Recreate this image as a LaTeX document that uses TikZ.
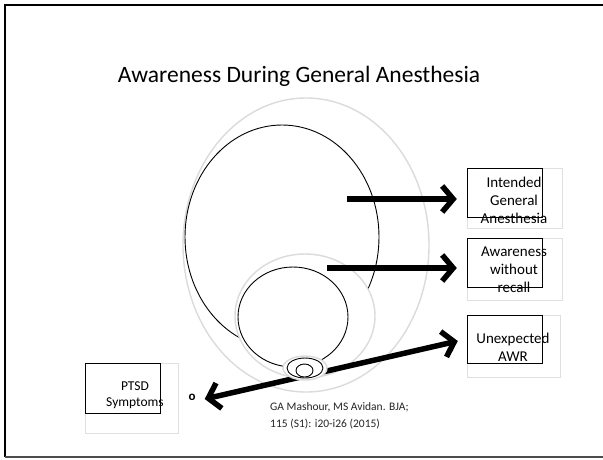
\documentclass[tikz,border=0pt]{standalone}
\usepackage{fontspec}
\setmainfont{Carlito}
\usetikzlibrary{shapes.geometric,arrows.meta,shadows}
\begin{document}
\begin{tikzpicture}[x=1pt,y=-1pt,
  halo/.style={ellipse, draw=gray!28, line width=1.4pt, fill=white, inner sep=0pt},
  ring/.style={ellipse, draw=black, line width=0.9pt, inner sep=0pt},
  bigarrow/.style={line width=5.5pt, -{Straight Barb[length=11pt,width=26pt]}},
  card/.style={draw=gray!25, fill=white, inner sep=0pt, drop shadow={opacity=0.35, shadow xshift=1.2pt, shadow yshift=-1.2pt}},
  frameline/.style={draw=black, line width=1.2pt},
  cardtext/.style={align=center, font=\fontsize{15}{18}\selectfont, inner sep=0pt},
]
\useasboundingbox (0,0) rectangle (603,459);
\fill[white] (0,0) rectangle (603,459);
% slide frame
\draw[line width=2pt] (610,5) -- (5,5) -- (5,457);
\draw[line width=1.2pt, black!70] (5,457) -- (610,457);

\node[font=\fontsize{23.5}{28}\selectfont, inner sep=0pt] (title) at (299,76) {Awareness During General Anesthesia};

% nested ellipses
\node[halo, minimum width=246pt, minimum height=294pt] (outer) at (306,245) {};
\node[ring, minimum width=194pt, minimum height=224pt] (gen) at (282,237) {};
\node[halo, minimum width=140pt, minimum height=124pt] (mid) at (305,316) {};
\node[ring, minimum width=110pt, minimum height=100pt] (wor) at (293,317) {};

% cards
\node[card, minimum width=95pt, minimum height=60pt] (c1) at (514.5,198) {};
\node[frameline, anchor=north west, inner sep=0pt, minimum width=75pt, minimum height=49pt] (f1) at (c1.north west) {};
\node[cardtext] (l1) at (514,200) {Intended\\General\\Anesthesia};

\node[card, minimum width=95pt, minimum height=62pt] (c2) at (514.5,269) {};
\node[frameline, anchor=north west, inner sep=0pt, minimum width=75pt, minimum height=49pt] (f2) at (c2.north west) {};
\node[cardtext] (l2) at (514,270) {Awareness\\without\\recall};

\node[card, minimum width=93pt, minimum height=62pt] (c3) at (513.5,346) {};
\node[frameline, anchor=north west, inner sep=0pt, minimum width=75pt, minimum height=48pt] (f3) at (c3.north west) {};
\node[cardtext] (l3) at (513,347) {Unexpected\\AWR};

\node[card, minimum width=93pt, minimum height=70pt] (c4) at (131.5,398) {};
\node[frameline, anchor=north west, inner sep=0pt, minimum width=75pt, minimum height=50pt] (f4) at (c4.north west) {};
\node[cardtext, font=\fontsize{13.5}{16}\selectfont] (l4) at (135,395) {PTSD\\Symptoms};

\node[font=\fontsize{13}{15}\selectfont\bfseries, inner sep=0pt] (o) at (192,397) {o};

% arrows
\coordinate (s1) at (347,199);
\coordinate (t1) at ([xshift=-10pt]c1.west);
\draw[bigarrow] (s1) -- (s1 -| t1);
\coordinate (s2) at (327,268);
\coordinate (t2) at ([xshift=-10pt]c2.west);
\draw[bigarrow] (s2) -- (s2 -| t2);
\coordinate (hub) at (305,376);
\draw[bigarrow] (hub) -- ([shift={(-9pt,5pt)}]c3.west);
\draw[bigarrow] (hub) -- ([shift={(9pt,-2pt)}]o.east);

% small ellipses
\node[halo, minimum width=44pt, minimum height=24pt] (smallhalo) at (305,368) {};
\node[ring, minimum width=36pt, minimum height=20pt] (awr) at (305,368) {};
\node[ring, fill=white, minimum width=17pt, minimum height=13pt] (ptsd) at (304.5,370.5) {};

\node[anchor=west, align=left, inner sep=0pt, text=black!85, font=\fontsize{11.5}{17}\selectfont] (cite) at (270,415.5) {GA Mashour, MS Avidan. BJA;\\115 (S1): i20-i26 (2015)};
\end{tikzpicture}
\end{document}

::::::::::

THE TASK: Print the data above verbatim from the first line through the line holding "(5,457) -- (610,457);", leaving every picture out.

RESPONSE:
Recreate this image as a LaTeX document that uses TikZ.
\documentclass[tikz,border=0pt]{standalone}
\usepackage{fontspec}
\setmainfont{Carlito}
\usetikzlibrary{shapes.geometric,arrows.meta,shadows}
\begin{document}
\begin{tikzpicture}[x=1pt,y=-1pt,
  halo/.style={ellipse, draw=gray!28, line width=1.4pt, fill=white, inner sep=0pt},
  ring/.style={ellipse, draw=black, line width=0.9pt, inner sep=0pt},
  bigarrow/.style={line width=5.5pt, -{Straight Barb[length=11pt,width=26pt]}},
  card/.style={draw=gray!25, fill=white, inner sep=0pt, drop shadow={opacity=0.35, shadow xshift=1.2pt, shadow yshift=-1.2pt}},
  frameline/.style={draw=black, line width=1.2pt},
  cardtext/.style={align=center, font=\fontsize{15}{18}\selectfont, inner sep=0pt},
]
\useasboundingbox (0,0) rectangle (603,459);
\fill[white] (0,0) rectangle (603,459);
% slide frame
\draw[line width=2pt] (610,5) -- (5,5) -- (5,457);
\draw[line width=1.2pt, black!70] (5,457) -- (610,457);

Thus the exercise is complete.